I think you've hit the problem of "why it isn't adopted" really well. Most people seem to have learned formal methods as "prove this source code does exactly what it should based on the spec", but formal methods don't have to apply at just that level.

Formal methods can be applied at the specification level, instead. This can be much simpler as you get to ignore a lot of extraneous details. This is also important because many real-world problems are not because the code is implemented correctly, but because the code implements a bad specification (the spec doesn't do what they think it does).

Using something like TLA+ or state diagrams or other things which can be executed (in a sense), which are formal representations of the specification, you can find the issues in the specification before you even touch the code. I've also used it as a way to "debug" by taking the ideal, creating the spec and showing it does work correctly, then weakening the constraints in the model until it behaved like the implementation, which gave an idea of where to check in the implementation (which found the problem, but was hard to debug because it was an embedded system).

A (more) concrete example: We had an embedded system with multiple nodes running internally and concurrently that communicated via a shared memory system. You may have already guessed that this could lead to race conditions, and that's what we found. But in trying to sell TLA+ to a colleague, I showed a model of how they were using the system for a part that was constantly giving them errors. We were able to create a much simpler model than the code (which had become several thousand lines in each of two nodes). The model was maybe 100 lines long and focused strictly on how they communicated. We dropped out the message contents (irrelevant) and only modeled the size (variable, but we simplified to 1-10 or something like that) and the buffer size (for the model this was configurable) and the list pointing to where in the buffer messages started (list length was configurable), and a few other details. In making the specification it became clear where the problem was and we didn't even have to run the model checker.

If they'd started with modeling that specification more formally (what they had was all prose and tens of pages long in two specification documents), they would've saved months of headaches cleaning up the numerous issues with it.

[muzani]

I think the book Zen and the Art of Motorcycle put it well. Formal methods are unstoppable but they're also really slow.

A lot of it is incorrect too. For example, there are methodologies to doing software estimation. Some of the more complex ones are less accurate than some of the simpler ones. Nobody really cares that there's a 90% chance that this feature will be completed between 4 hours and 4 months, and a 30% chance that it will be completed in 2 weeks. If asked for an estimation, someone will just toss out the "2 weeks number" because it has the highest odds. Nor do you really want to spend several hours or days narrowing that range, because not only would you still be incorrect, you'll have spent time on estimation that you otherwise would have spent doing work.

[Jtsummers]

1. Yes, I did a deep dive into TLA+ (Hillel's publications are great for this) and used it as a proof of concept (attempted to convince the office to use it) to demonstrate the nature of a bug (I described how we thought the system behaved (per spec), no issues, then recreated the bug by selectively weakening the model, which mirrored exactly the problems in the real system). I've also used TLA+ as a model checker for non-programming systems to demonstrate where we could anticipate errors/problems and strengthen policy, physical, or software controls to prevent/mitigate them, that was a side project for me but the information was used by my sister professionally. That worked well because real world systems are inherently concurrent. It was another case of trying to convince management that simulation/modeling was good (it worked in her case, to some extent).

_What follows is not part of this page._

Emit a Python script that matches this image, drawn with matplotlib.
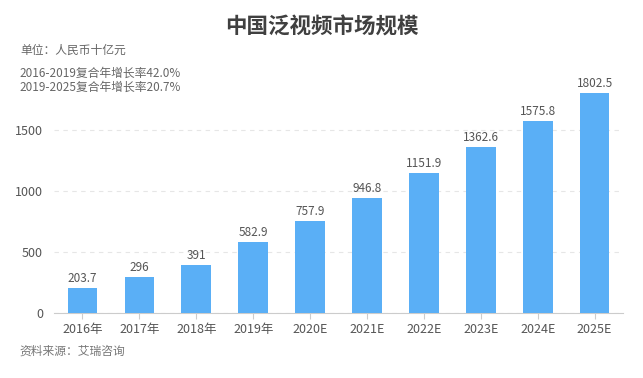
import matplotlib.pyplot as plt

plt.rcParams['font.family'] = ['Noto Sans CJK SC', 'DejaVu Sans']

# 数据
years = ['2016年', '2017年', '2018年', '2019年', '2020E', '2021E', '2022E', '2023E', '2024E', '2025E']
values = [203.7, 296, 391, 582.9, 757.9, 946.8, 1151.9, 1362.6, 1575.8, 1802.5]
labels = ['203.7', '296', '391', '582.9', '757.9', '946.8', '1151.9', '1362.6', '1575.8', '1802.5']
yticks = [0, 500, 1000, 1500]

fig = plt.figure(figsize=(6.43, 3.78), dpi=100)
ax = fig.add_axes([0.084, 0.172, 0.885, 0.645])

x = range(len(years))
ax.bar(x, values, width=0.52, color='#5aaff6', zorder=3)
for i, v in enumerate(values):
    ax.text(i, v + 25, labels[i], ha='center', va='bottom', fontsize=8.5, color='#555555')

ax.set_xlim(-0.5, len(years) - 0.5)
ax.set_ylim(0, 2000)
ax.set_yticks(yticks)
ax.set_xticks(list(x))
ax.set_xticklabels(years)
ax.tick_params(axis='x', length=4, color='#cccccc', labelsize=9, labelcolor='#555555', pad=3)
ax.tick_params(axis='y', length=0, labelsize=9, labelcolor='#555555', pad=8)
ax.yaxis.grid(True, linestyle=(0, (4, 4)), color='#e6e6e6', linewidth=0.8, zorder=0)

for s in ['top', 'right', 'left']:
    ax.spines[s].set_visible(False)
ax.spines['bottom'].set_color('#cccccc')

# 文字
fig.text(0.5, 0.928, '中国泛视频市场规模', ha='center', va='center', fontsize=15.5,
         fontweight='bold', color='#404040')
fig.text(0.031, 0.868, '单位：人民币十亿元', ha='left', va='center', fontsize=8.5, color='#666666')
fig.text(0.031, 0.806, '2016-2019复合年增长率42.0%', ha='left', va='center', fontsize=8.5, color='#666666')
fig.text(0.031, 0.769, '2019-2025复合年增长率20.7%', ha='left', va='center', fontsize=8.5, color='#666666')
fig.text(0.031, 0.072, '资料来源：艾瑞咨询', ha='left', va='center', fontsize=8.5, color='#777777')

fig.savefig('out.png', dpi=100)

2. Some of it, not all of it. (1) was a concurrency issue and was well-suited to TLA+'s approach. Present office does not deal with concurrency to the same extent so I wouldn't try to sell TLA+ here. Other methods would be more appropriate (especially things like proper state diagrams/statecharts which are amenable to simulation, versus the traditional prose version of software specifications). These are lightweight formal methods or spec-centric formal methods that don't necessarily require heavy proofs to gain a benefit from them. Since most of the errors I've encountered fall into two camps: straight up logic errors (verification should catch) and specification errors (validation should catch). My focus has been on the latter. I think testing in general catches the former pretty well, or using a language that lets you code out a lot of logic errors, but specification errors are hard-to-impossible to catch until you place the product in front of the customer. Applying formal methods + simulation & modeling to the specification can really help here, even if it's only to subsets of the spec, as you can test against that verified/validated specification more effectively than against a prose specification (what I usually see in my work, 1k+ documents that are largely self-contradictory).

3. See 1. I did that on my own, but it was intended to start a conversation in the office about modeling our systems more formally to gain similar insights elsewhere (and better understand the system design). It did not take off.

4. People don't want to learn the methods, especially in legacy systems (which I demonstrated at my previous office would benefit from formal methods). There's also confusion over what formal methods bring you. I had to repeatedly state that I wasn't going to prove that our system worked correctly (in the sense of proving theorems about the code or something), but only properties of the specification (which for most systems were 1k+ page documents). Without a compelling case study, you will not convince a harried office that it's worth investing in something that seems slow ("Why aren't you coding!?!"), even if it does ultimately save time (once you start coding you can more directly implement the feature or have a better idea of what/how to test).